## What needs to be done
Return the material exactly as supplied, apart from the pictures, which are omitted.

## Provided material
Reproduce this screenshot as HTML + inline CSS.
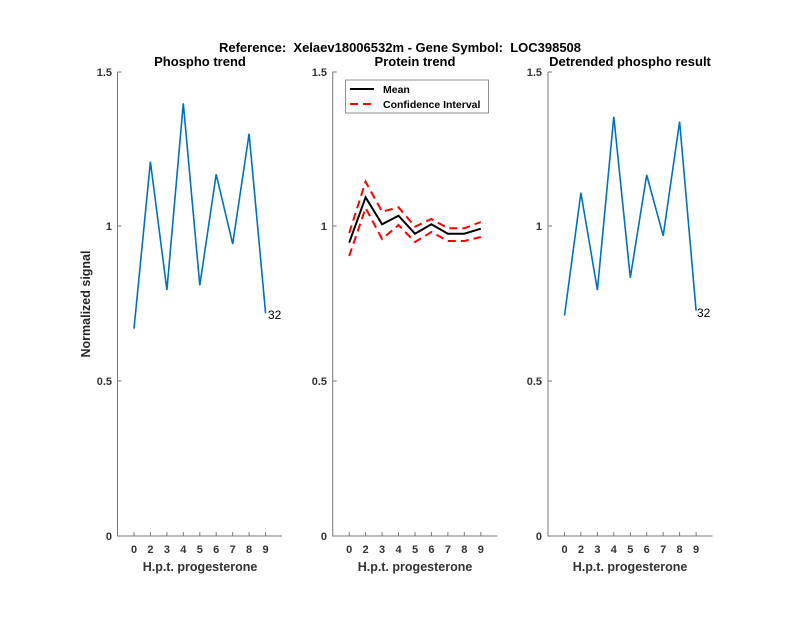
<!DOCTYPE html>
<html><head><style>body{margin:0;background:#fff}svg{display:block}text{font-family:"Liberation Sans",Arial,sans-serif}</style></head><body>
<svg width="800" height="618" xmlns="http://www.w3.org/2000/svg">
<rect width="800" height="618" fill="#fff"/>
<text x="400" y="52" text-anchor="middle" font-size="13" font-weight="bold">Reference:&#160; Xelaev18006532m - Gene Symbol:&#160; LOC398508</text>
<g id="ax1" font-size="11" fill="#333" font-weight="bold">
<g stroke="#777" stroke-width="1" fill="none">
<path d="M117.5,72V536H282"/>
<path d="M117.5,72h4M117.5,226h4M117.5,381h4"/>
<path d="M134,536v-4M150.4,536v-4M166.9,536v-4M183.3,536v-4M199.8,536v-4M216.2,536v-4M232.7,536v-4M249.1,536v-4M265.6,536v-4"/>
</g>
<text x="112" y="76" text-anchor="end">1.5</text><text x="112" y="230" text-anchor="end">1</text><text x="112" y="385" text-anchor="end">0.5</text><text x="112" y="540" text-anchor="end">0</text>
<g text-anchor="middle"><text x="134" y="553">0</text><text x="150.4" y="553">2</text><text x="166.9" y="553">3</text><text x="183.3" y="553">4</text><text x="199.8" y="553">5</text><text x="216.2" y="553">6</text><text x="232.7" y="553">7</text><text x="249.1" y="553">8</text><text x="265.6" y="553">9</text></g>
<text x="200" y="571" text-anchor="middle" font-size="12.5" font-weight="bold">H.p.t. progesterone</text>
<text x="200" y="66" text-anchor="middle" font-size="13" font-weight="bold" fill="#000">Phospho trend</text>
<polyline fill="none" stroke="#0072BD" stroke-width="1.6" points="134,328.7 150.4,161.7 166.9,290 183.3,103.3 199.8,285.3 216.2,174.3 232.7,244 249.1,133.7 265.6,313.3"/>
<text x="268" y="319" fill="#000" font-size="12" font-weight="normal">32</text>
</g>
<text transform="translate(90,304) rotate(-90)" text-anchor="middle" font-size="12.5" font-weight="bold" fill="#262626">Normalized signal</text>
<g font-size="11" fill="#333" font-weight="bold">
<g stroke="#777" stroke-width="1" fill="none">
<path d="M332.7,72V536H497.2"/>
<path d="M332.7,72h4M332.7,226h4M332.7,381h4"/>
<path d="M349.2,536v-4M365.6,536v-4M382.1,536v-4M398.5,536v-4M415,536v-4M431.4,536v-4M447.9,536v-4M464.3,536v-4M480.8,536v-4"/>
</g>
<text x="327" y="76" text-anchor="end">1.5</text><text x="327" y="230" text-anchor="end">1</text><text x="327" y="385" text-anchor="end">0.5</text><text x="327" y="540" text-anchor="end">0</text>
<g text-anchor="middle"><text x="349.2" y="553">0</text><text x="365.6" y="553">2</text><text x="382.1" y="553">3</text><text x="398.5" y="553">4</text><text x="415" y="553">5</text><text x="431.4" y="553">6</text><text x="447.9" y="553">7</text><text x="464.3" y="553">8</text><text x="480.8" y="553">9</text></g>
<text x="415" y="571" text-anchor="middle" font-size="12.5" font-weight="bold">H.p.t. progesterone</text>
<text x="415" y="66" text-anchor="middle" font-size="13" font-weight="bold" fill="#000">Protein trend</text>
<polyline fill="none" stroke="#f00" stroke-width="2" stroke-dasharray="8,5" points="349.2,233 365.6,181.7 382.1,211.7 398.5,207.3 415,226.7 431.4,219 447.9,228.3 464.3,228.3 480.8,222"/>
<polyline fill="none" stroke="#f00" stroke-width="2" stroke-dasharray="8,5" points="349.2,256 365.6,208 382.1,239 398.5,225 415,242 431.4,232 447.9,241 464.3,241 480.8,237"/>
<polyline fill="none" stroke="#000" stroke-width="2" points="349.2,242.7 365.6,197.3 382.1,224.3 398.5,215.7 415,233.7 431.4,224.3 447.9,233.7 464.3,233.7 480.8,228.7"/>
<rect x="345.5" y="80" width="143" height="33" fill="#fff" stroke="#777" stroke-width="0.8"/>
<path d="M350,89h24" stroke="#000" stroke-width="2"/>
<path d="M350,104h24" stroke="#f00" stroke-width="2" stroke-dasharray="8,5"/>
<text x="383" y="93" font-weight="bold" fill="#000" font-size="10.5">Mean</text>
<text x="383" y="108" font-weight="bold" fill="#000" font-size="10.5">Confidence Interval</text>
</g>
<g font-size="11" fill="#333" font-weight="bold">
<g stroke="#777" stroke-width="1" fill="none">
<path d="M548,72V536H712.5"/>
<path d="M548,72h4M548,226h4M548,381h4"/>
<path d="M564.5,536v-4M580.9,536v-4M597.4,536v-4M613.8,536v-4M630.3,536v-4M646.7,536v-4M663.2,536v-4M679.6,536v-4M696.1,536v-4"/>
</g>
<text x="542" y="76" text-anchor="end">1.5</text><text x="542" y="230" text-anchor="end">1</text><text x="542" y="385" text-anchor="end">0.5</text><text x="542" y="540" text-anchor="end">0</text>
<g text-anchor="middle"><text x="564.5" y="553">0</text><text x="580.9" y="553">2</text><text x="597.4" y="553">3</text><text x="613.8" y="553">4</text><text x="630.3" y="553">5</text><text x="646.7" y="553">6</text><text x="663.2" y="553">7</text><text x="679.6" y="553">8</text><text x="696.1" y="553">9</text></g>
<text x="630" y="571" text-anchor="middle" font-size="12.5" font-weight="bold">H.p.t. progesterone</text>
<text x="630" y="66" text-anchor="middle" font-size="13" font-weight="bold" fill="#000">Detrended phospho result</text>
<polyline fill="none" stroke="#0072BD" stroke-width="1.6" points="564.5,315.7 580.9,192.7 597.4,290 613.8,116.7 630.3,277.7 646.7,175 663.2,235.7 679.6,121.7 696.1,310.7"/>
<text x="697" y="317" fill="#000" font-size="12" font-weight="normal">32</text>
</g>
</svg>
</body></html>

## Expected answer
Reproduce this screenshot as HTML + inline CSS.
<!DOCTYPE html>
<html><head><style>body{margin:0;background:#fff}svg{display:block}text{font-family:"Liberation Sans",Arial,sans-serif}</style></head><body>
<svg width="800" height="618" xmlns="http://www.w3.org/2000/svg">
<rect width="800" height="618" fill="#fff"/>
<text x="400" y="52" text-anchor="middle" font-size="13" font-weight="bold">Reference:&#160; Xelaev18006532m - Gene Symbol:&#160; LOC398508</text>
<g id="ax1" font-size="11" fill="#333" font-weight="bold">
<g stroke="#777" stroke-width="1" fill="none">
<path d="M117.5,72V536H282"/>
<path d="M117.5,72h4M117.5,226h4M117.5,381h4"/>
<path d="M134,536v-4M150.4,536v-4M166.9,536v-4M183.3,536v-4M199.8,536v-4M216.2,536v-4M232.7,536v-4M249.1,536v-4M265.6,536v-4"/>
</g>
<text x="112" y="76" text-anchor="end">1.5</text><text x="112" y="230" text-anchor="end">1</text><text x="112" y="385" text-anchor="end">0.5</text><text x="112" y="540" text-anchor="end">0</text>
<g text-anchor="middle"><text x="134" y="553">0</text><text x="150.4" y="553">2</text><text x="166.9" y="553">3</text><text x="183.3" y="553">4</text><text x="199.8" y="553">5</text><text x="216.2" y="553">6</text><text x="232.7" y="553">7</text><text x="249.1" y="553">8</text><text x="265.6" y="553">9</text></g>
<text x="200" y="571" text-anchor="middle" font-size="12.5" font-weight="bold">H.p.t. progesterone</text>
<text x="200" y="66" text-anchor="middle" font-size="13" font-weight="bold" fill="#000">Phospho trend</text>
<polyline fill="none" stroke="#0072BD" stroke-width="1.6" points="134,328.7 150.4,161.7 166.9,290 183.3,103.3 199.8,285.3 216.2,174.3 232.7,244 249.1,133.7 265.6,313.3"/>
<text x="268" y="319" fill="#000" font-size="12" font-weight="normal">32</text>
</g>
<text transform="translate(90,304) rotate(-90)" text-anchor="middle" font-size="12.5" font-weight="bold" fill="#262626">Normalized signal</text>
<g font-size="11" fill="#333" font-weight="bold">
<g stroke="#777" stroke-width="1" fill="none">
<path d="M332.7,72V536H497.2"/>
<path d="M332.7,72h4M332.7,226h4M332.7,381h4"/>
<path d="M349.2,536v-4M365.6,536v-4M382.1,536v-4M398.5,536v-4M415,536v-4M431.4,536v-4M447.9,536v-4M464.3,536v-4M480.8,536v-4"/>
</g>
<text x="327" y="76" text-anchor="end">1.5</text><text x="327" y="230" text-anchor="end">1</text><text x="327" y="385" text-anchor="end">0.5</text><text x="327" y="540" text-anchor="end">0</text>
<g text-anchor="middle"><text x="349.2" y="553">0</text><text x="365.6" y="553">2</text><text x="382.1" y="553">3</text><text x="398.5" y="553">4</text><text x="415" y="553">5</text><text x="431.4" y="553">6</text><text x="447.9" y="553">7</text><text x="464.3" y="553">8</text><text x="480.8" y="553">9</text></g>
<text x="415" y="571" text-anchor="middle" font-size="12.5" font-weight="bold">H.p.t. progesterone</text>
<text x="415" y="66" text-anchor="middle" font-size="13" font-weight="bold" fill="#000">Protein trend</text>
<polyline fill="none" stroke="#f00" stroke-width="2" stroke-dasharray="8,5" points="349.2,233 365.6,181.7 382.1,211.7 398.5,207.3 415,226.7 431.4,219 447.9,228.3 464.3,228.3 480.8,222"/>
<polyline fill="none" stroke="#f00" stroke-width="2" stroke-dasharray="8,5" points="349.2,256 365.6,208 382.1,239 398.5,225 415,242 431.4,232 447.9,241 464.3,241 480.8,237"/>
<polyline fill="none" stroke="#000" stroke-width="2" points="349.2,242.7 365.6,197.3 382.1,224.3 398.5,215.7 415,233.7 431.4,224.3 447.9,233.7 464.3,233.7 480.8,228.7"/>
<rect x="345.5" y="80" width="143" height="33" fill="#fff" stroke="#777" stroke-width="0.8"/>
<path d="M350,89h24" stroke="#000" stroke-width="2"/>
<path d="M350,104h24" stroke="#f00" stroke-width="2" stroke-dasharray="8,5"/>
<text x="383" y="93" font-weight="bold" fill="#000" font-size="10.5">Mean</text>
<text x="383" y="108" font-weight="bold" fill="#000" font-size="10.5">Confidence Interval</text>
</g>
<g font-size="11" fill="#333" font-weight="bold">
<g stroke="#777" stroke-width="1" fill="none">
<path d="M548,72V536H712.5"/>
<path d="M548,72h4M548,226h4M548,381h4"/>
<path d="M564.5,536v-4M580.9,536v-4M597.4,536v-4M613.8,536v-4M630.3,536v-4M646.7,536v-4M663.2,536v-4M679.6,536v-4M696.1,536v-4"/>
</g>
<text x="542" y="76" text-anchor="end">1.5</text><text x="542" y="230" text-anchor="end">1</text><text x="542" y="385" text-anchor="end">0.5</text><text x="542" y="540" text-anchor="end">0</text>
<g text-anchor="middle"><text x="564.5" y="553">0</text><text x="580.9" y="553">2</text><text x="597.4" y="553">3</text><text x="613.8" y="553">4</text><text x="630.3" y="553">5</text><text x="646.7" y="553">6</text><text x="663.2" y="553">7</text><text x="679.6" y="553">8</text><text x="696.1" y="553">9</text></g>
<text x="630" y="571" text-anchor="middle" font-size="12.5" font-weight="bold">H.p.t. progesterone</text>
<text x="630" y="66" text-anchor="middle" font-size="13" font-weight="bold" fill="#000">Detrended phospho result</text>
<polyline fill="none" stroke="#0072BD" stroke-width="1.6" points="564.5,315.7 580.9,192.7 597.4,290 613.8,116.7 630.3,277.7 646.7,175 663.2,235.7 679.6,121.7 696.1,310.7"/>
<text x="697" y="317" fill="#000" font-size="12" font-weight="normal">32</text>
</g>
</svg>
</body></html>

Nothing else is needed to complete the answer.